Every Tennessee bankruptcy filing presents courts with unique circumstances to consider. A case between a dentist and a patient awarded a judgment for malpractice illustrates one of the problems that can arise between debtors and creditors. In this case before the U.S. Court of Appeals for the 9th Circuit, the judges needed to decide if the legal concept of equitable tolling supported the creditor’s claim.
The dentist had transferred his condominium into a trust after filing for Chapter 13 bankruptcy. The court dismissed his first two requests for Chapter 13 protection. By the time he filed a third petition under Chapter 7, more than one year had passed since he removed himself from ownership of the condominium. This elapsed time period protected the property from consideration as a bankruptcy asset. The man seeking compensation for malpractice appealed the bankruptcy court’s discharge of the case on the grounds that the dentist had violated the law by hindering his creditors.

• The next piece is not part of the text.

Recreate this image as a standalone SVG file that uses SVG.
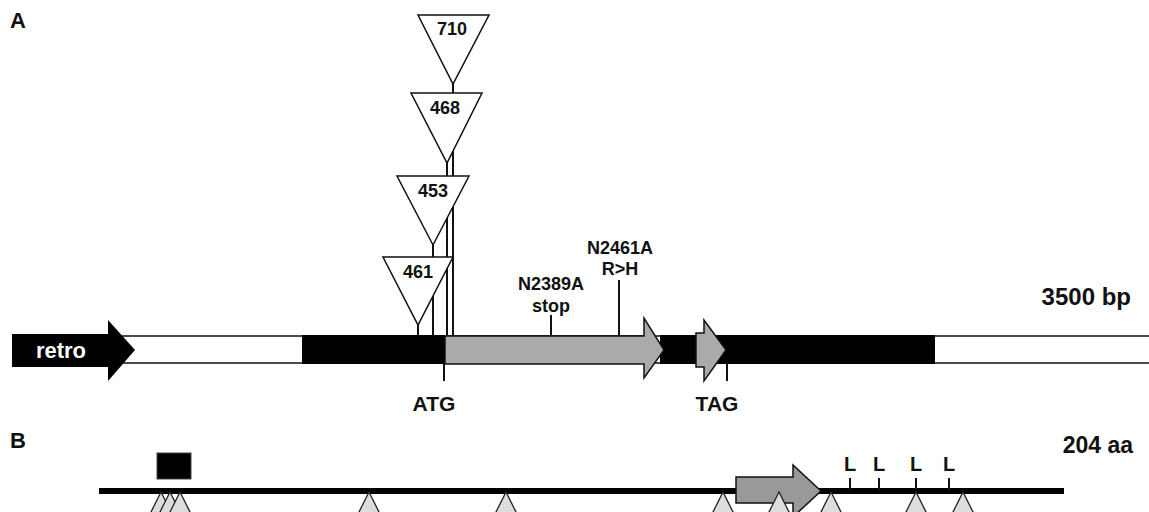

On appeal, the court decided that equitable tolling did not apply to the time that had elapsed since the property transfer. The court explained that equitable tolling applied to time periods that served as statutes of limitations. The appellate panel ruled that the one-year period only set restrictions upon the debtor’s actions and not claims by creditors.
As this case demonstrates, there are a variety of laws that apply to Chapter 7, and the failure to abide by them can result in a dismissal of a petition or a failure to receive a discharge. An attorney can explain what particular rules a client will be required to follow before a petition is filed.